#### Given information
========================================================================
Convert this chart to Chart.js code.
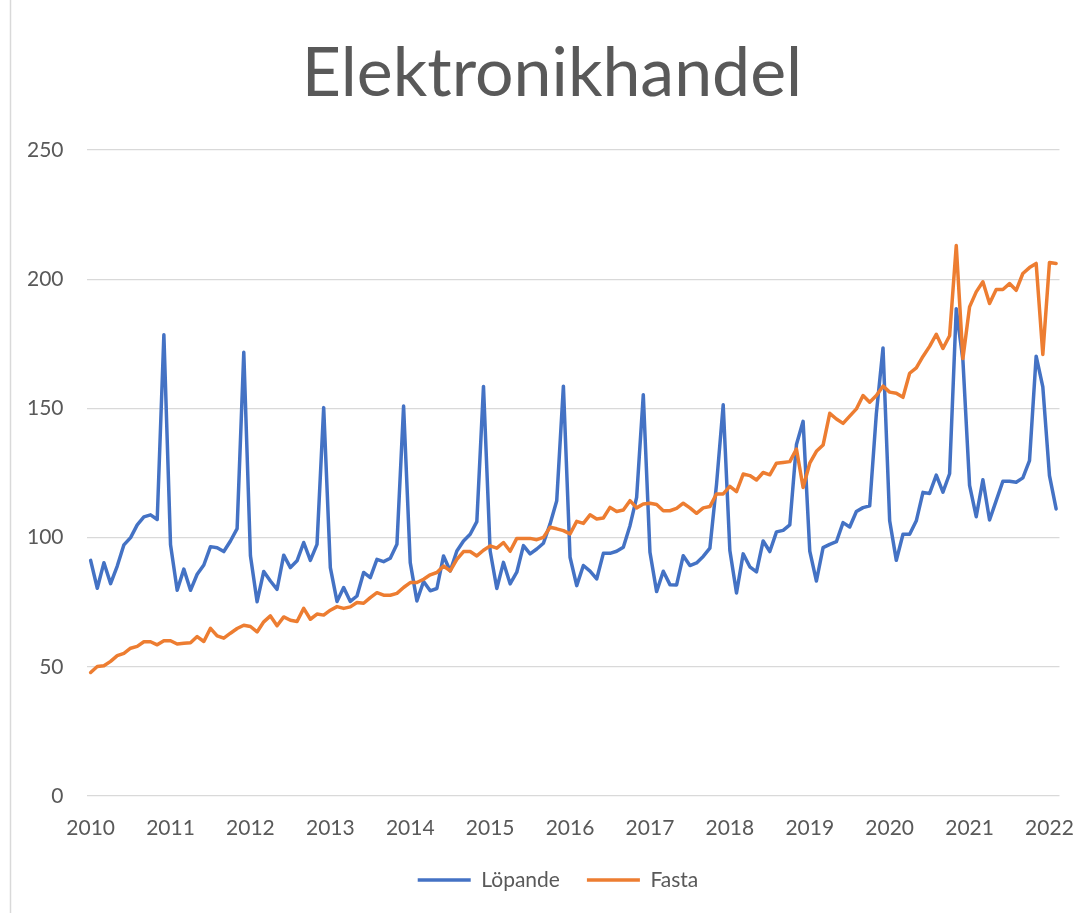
<!DOCTYPE html>
<html>
<head>
<meta charset="utf-8">
<script src="https://cdn.jsdelivr.net/npm/chart.js@4"></script>
<style>
  html, body { margin: 0; padding: 0; background: #fff; }
  #wrap { width: 1086px; height: 913px; }
</style>
</head>
<body>
<div id="wrap"><canvas id="chart" width="1086" height="913"></canvas></div>
<script>
// ==================== DATA ====================
// monthly values, Jan 2010 .. Feb 2022
const lopande = [
  91.2, 80.4, 90.3, 82.2, 89.0, 97.2, 100.0, 104.9, 108.0, 108.8, 107.0, 178.5,
  97.2, 79.6, 87.8, 79.6, 85.8, 89.4, 96.5, 96.1, 94.6, 98.7, 103.5, 171.7,
  93.0, 75.2, 86.9, 83.2, 80.0, 93.2, 88.4, 91.0, 98.1, 91.2, 97.4, 150.3,
  88.4, 75.3, 80.7, 75.3, 77.4, 86.5, 84.5, 91.6, 90.7, 92.0, 97.4, 150.9,
  90.3, 75.5, 83.0, 79.4, 80.3, 92.9, 87.1, 94.8, 98.7, 101.3, 106.2, 158.5,
  94.8, 80.3, 90.4, 82.1, 86.6, 96.9, 93.7, 95.6, 97.8, 105.3, 114.3, 158.6,
  92.4, 81.4, 89.2, 87.0, 84.0, 93.9, 93.9, 94.7, 96.3, 104.6, 115.6, 155.3,
  94.3, 79.1, 87.0, 81.8, 81.7, 93.0, 89.2, 90.2, 92.7, 95.9, 120.7, 151.4,
  95.0, 78.6, 93.7, 88.7, 86.7, 98.7, 94.6, 102.2, 102.8, 104.9, 136.0, 145.0,
  94.8, 83.2, 96.1, 97.4, 98.4, 105.8, 104.1, 110.1, 111.6, 112.3, 148.0, 173.4,
  106.5, 91.2, 101.3, 101.3, 106.5, 117.5, 117.1, 124.2, 117.6, 124.7, 188.6, 168.6,
  120.2, 108.1, 122.4, 106.8, 114.3, 121.8, 121.8, 121.4, 123.1, 129.8, 170.2, 158.3,
  124.0, 111.1
];
const fasta = [
  47.8, 50.1, 50.4, 52.1, 54.3, 55.2, 57.2, 57.9, 59.7, 59.7, 58.5, 60.1,
  60.1, 58.8, 59.1, 59.3, 61.7, 59.8, 64.9, 62.0, 61.1, 63.0, 64.8, 66.1,
  65.6, 63.5, 67.4, 69.7, 65.9, 69.3, 68.0, 67.5, 72.6, 68.4, 70.4, 70.0,
  71.9, 73.3, 72.6, 73.2, 74.9, 74.6, 76.8, 78.7, 77.7, 77.7, 78.4, 80.7,
  82.6, 82.6, 83.9, 85.6, 86.5, 89.0, 87.1, 91.6, 94.6, 94.6, 92.9, 95.1,
  96.8, 95.9, 98.1, 94.7, 99.7, 99.7, 99.7, 99.2, 100.1, 104.0, 103.4, 102.7,
  101.4, 106.3, 105.5, 108.8, 107.2, 107.6, 111.7, 110.1, 110.7, 114.3, 111.5, 113.0,
  113.3, 112.8, 110.4, 110.4, 111.3, 113.3, 111.5, 109.4, 111.5, 112.0, 116.9, 116.9,
  119.8, 117.8, 124.6, 124.0, 122.3, 125.2, 124.3, 128.8, 129.1, 129.4, 134.3, 119.4,
  128.8, 133.4, 135.8, 148.1, 145.9, 144.2, 147.0, 149.8, 155.0, 152.4, 155.0, 158.6,
  156.3, 155.9, 154.3, 163.6, 165.7, 170.1, 174.0, 178.7, 173.2, 178.1, 213.0, 169.3,
  189.3, 195.1, 199.0, 190.6, 196.0, 196.0, 198.3, 195.7, 202.2, 204.5, 206.1, 170.9,
  206.5, 206.1
];
const yearLabels = ['2010', '2011', '2012', '2013', '2014', '2015', '2016',
                    '2017', '2018', '2019', '2020', '2021', '2022'];
const yearTicks = yearLabels.map((_, i) => i * 12); // month index of each January

const TEXT = '#595959';
const GRID = '#d9d9d9';

// thin frame line on the left, like the Excel chart border
const frameLine = {
  id: 'frameLine',
  beforeDraw(chart) {
    const c = chart.ctx;
    c.save();
    c.strokeStyle = GRID;
    c.lineWidth = 1.5;
    c.beginPath();
    c.moveTo(10.5, 0);
    c.lineTo(10.5, chart.height);
    c.stroke();
    c.restore();
  }
};

// nudge title and legend a bit right, Excel centres them differently
const nudge = {
  id: 'nudge',
  afterLayout(chart) {
    if (chart.titleBlock) chart.titleBlock.left += 14;
    if (chart.legend) chart.legend.left += 26;
  }
};

function toPoints(arr) {
  return arr.map((v, i) => ({ x: i, y: v }));
}

const ctx = document.getElementById('chart').getContext('2d');
new Chart(ctx, {
  type: 'line',
  data: {
    datasets: [{
      label: 'Löpande',
      data: toPoints(lopande),
      borderColor: '#4472C4',
      backgroundColor: '#4472C4',
      borderWidth: 3.5,
      pointRadius: 0,
      tension: 0,
      borderJoinStyle: 'round',
      borderCapStyle: 'round',
      order: 2
    }, {
      label: 'Fasta',
      data: toPoints(fasta),
      borderColor: '#ED7D31',
      backgroundColor: '#ED7D31',
      borderWidth: 3.5,
      pointRadius: 0,
      tension: 0,
      borderJoinStyle: 'round',
      borderCapStyle: 'round',
      order: 1
    }]
  },
  options: {
    responsive: false,
    animation: false,
    layout: { padding: { left: 20, right: 16, top: 0, bottom: 12.5 } },
    plugins: {
      title: {
        display: true,
        text: 'Elektronikhandel',
        color: TEXT,
        font: { family: 'Lato', size: 68, weight: 'normal' },
        padding: { top: 33, bottom: 35.4 }
      },
      legend: {
        position: 'bottom',
        labels: {
          color: TEXT,
          font: { family: 'Lato', size: 21 },
          usePointStyle: true,
          pointStyle: 'line',
          pointStyleWidth: 53,
          padding: 27,
          sort: (a, b) => a.datasetIndex - b.datasetIndex
        }
      },
      tooltip: { enabled: false }
    },
    scales: {
      x: {
        type: 'linear',
        min: -0.62,
        max: 145.5,
        grid: { display: false },
        border: { display: false },
        afterBuildTicks: s => { s.ticks = yearTicks.map(v => ({ value: v })); },
        afterFit: s => { s.height = 46.5; },
        ticks: {
          autoSkip: false,
          maxRotation: 0,
          padding: 12,
          color: TEXT,
          font: { family: 'Lato', size: 21 },
          callback: v => yearLabels[yearTicks.indexOf(v)]
        }
      },
      y: {
        min: 0,
        max: 250,
        grid: { color: GRID, lineWidth: 1.3, drawTicks: false },
        border: { display: false },
        afterFit: s => { s.width = 66.5; },
        ticks: {
          stepSize: 50,
          padding: 23,
          color: TEXT,
          font: { family: 'Lato', size: 21 }
        }
      }
    }
  },
  plugins: [frameLine, nudge]
});
</script>
</body>
</html>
========================================================================
#### Directions
Omit any images, then output the listing exactly.

#### Completed task
Convert this chart to Chart.js code.
<!DOCTYPE html>
<html>
<head>
<meta charset="utf-8">
<script src="https://cdn.jsdelivr.net/npm/chart.js@4"></script>
<style>
  html, body { margin: 0; padding: 0; background: #fff; }
  #wrap { width: 1086px; height: 913px; }
</style>
</head>
<body>
<div id="wrap"><canvas id="chart" width="1086" height="913"></canvas></div>
<script>
// ==================== DATA ====================
// monthly values, Jan 2010 .. Feb 2022
const lopande = [
  91.2, 80.4, 90.3, 82.2, 89.0, 97.2, 100.0, 104.9, 108.0, 108.8, 107.0, 178.5,
  97.2, 79.6, 87.8, 79.6, 85.8, 89.4, 96.5, 96.1, 94.6, 98.7, 103.5, 171.7,
  93.0, 75.2, 86.9, 83.2, 80.0, 93.2, 88.4, 91.0, 98.1, 91.2, 97.4, 150.3,
  88.4, 75.3, 80.7, 75.3, 77.4, 86.5, 84.5, 91.6, 90.7, 92.0, 97.4, 150.9,
  90.3, 75.5, 83.0, 79.4, 80.3, 92.9, 87.1, 94.8, 98.7, 101.3, 106.2, 158.5,
  94.8, 80.3, 90.4, 82.1, 86.6, 96.9, 93.7, 95.6, 97.8, 105.3, 114.3, 158.6,
  92.4, 81.4, 89.2, 87.0, 84.0, 93.9, 93.9, 94.7, 96.3, 104.6, 115.6, 155.3,
  94.3, 79.1, 87.0, 81.8, 81.7, 93.0, 89.2, 90.2, 92.7, 95.9, 120.7, 151.4,
  95.0, 78.6, 93.7, 88.7, 86.7, 98.7, 94.6, 102.2, 102.8, 104.9, 136.0, 145.0,
  94.8, 83.2, 96.1, 97.4, 98.4, 105.8, 104.1, 110.1, 111.6, 112.3, 148.0, 173.4,
  106.5, 91.2, 101.3, 101.3, 106.5, 117.5, 117.1, 124.2, 117.6, 124.7, 188.6, 168.6,
  120.2, 108.1, 122.4, 106.8, 114.3, 121.8, 121.8, 121.4, 123.1, 129.8, 170.2, 158.3,
  124.0, 111.1
];
const fasta = [
  47.8, 50.1, 50.4, 52.1, 54.3, 55.2, 57.2, 57.9, 59.7, 59.7, 58.5, 60.1,
  60.1, 58.8, 59.1, 59.3, 61.7, 59.8, 64.9, 62.0, 61.1, 63.0, 64.8, 66.1,
  65.6, 63.5, 67.4, 69.7, 65.9, 69.3, 68.0, 67.5, 72.6, 68.4, 70.4, 70.0,
  71.9, 73.3, 72.6, 73.2, 74.9, 74.6, 76.8, 78.7, 77.7, 77.7, 78.4, 80.7,
  82.6, 82.6, 83.9, 85.6, 86.5, 89.0, 87.1, 91.6, 94.6, 94.6, 92.9, 95.1,
  96.8, 95.9, 98.1, 94.7, 99.7, 99.7, 99.7, 99.2, 100.1, 104.0, 103.4, 102.7,
  101.4, 106.3, 105.5, 108.8, 107.2, 107.6, 111.7, 110.1, 110.7, 114.3, 111.5, 113.0,
  113.3, 112.8, 110.4, 110.4, 111.3, 113.3, 111.5, 109.4, 111.5, 112.0, 116.9, 116.9,
  119.8, 117.8, 124.6, 124.0, 122.3, 125.2, 124.3, 128.8, 129.1, 129.4, 134.3, 119.4,
  128.8, 133.4, 135.8, 148.1, 145.9, 144.2, 147.0, 149.8, 155.0, 152.4, 155.0, 158.6,
  156.3, 155.9, 154.3, 163.6, 165.7, 170.1, 174.0, 178.7, 173.2, 178.1, 213.0, 169.3,
  189.3, 195.1, 199.0, 190.6, 196.0, 196.0, 198.3, 195.7, 202.2, 204.5, 206.1, 170.9,
  206.5, 206.1
];
const yearLabels = ['2010', '2011', '2012', '2013', '2014', '2015', '2016',
                    '2017', '2018', '2019', '2020', '2021', '2022'];
const yearTicks = yearLabels.map((_, i) => i * 12); // month index of each January

const TEXT = '#595959';
const GRID = '#d9d9d9';

// thin frame line on the left, like the Excel chart border
const frameLine = {
  id: 'frameLine',
  beforeDraw(chart) {
    const c = chart.ctx;
    c.save();
    c.strokeStyle = GRID;
    c.lineWidth = 1.5;
    c.beginPath();
    c.moveTo(10.5, 0);
    c.lineTo(10.5, chart.height);
    c.stroke();
    c.restore();
  }
};

// nudge title and legend a bit right, Excel centres them differently
const nudge = {
  id: 'nudge',
  afterLayout(chart) {
    if (chart.titleBlock) chart.titleBlock.left += 14;
    if (chart.legend) chart.legend.left += 26;
  }
};

function toPoints(arr) {
  return arr.map((v, i) => ({ x: i, y: v }));
}

const ctx = document.getElementById('chart').getContext('2d');
new Chart(ctx, {
  type: 'line',
  data: {
    datasets: [{
      label: 'Löpande',
      data: toPoints(lopande),
      borderColor: '#4472C4',
      backgroundColor: '#4472C4',
      borderWidth: 3.5,
      pointRadius: 0,
      tension: 0,
      borderJoinStyle: 'round',
      borderCapStyle: 'round',
      order: 2
    }, {
      label: 'Fasta',
      data: toPoints(fasta),
      borderColor: '#ED7D31',
      backgroundColor: '#ED7D31',
      borderWidth: 3.5,
      pointRadius: 0,
      tension: 0,
      borderJoinStyle: 'round',
      borderCapStyle: 'round',
      order: 1
    }]
  },
  options: {
    responsive: false,
    animation: false,
    layout: { padding: { left: 20, right: 16, top: 0, bottom: 12.5 } },
    plugins: {
      title: {
        display: true,
        text: 'Elektronikhandel',
        color: TEXT,
        font: { family: 'Lato', size: 68, weight: 'normal' },
        padding: { top: 33, bottom: 35.4 }
      },
      legend: {
        position: 'bottom',
        labels: {
          color: TEXT,
          font: { family: 'Lato', size: 21 },
          usePointStyle: true,
          pointStyle: 'line',
          pointStyleWidth: 53,
          padding: 27,
          sort: (a, b) => a.datasetIndex - b.datasetIndex
        }
      },
      tooltip: { enabled: false }
    },
    scales: {
      x: {
        type: 'linear',
        min: -0.62,
        max: 145.5,
        grid: { display: false },
        border: { display: false },
        afterBuildTicks: s => { s.ticks = yearTicks.map(v => ({ value: v })); },
        afterFit: s => { s.height = 46.5; },
        ticks: {
          autoSkip: false,
          maxRotation: 0,
          padding: 12,
          color: TEXT,
          font: { family: 'Lato', size: 21 },
          callback: v => yearLabels[yearTicks.indexOf(v)]
        }
      },
      y: {
        min: 0,
        max: 250,
        grid: { color: GRID, lineWidth: 1.3, drawTicks: false },
        border: { display: false },
        afterFit: s => { s.width = 66.5; },
        ticks: {
          stepSize: 50,
          padding: 23,
          color: TEXT,
          font: { family: 'Lato', size: 21 }
        }
      }
    }
  },
  plugins: [frameLine, nudge]
});
</script>
</body>
</html>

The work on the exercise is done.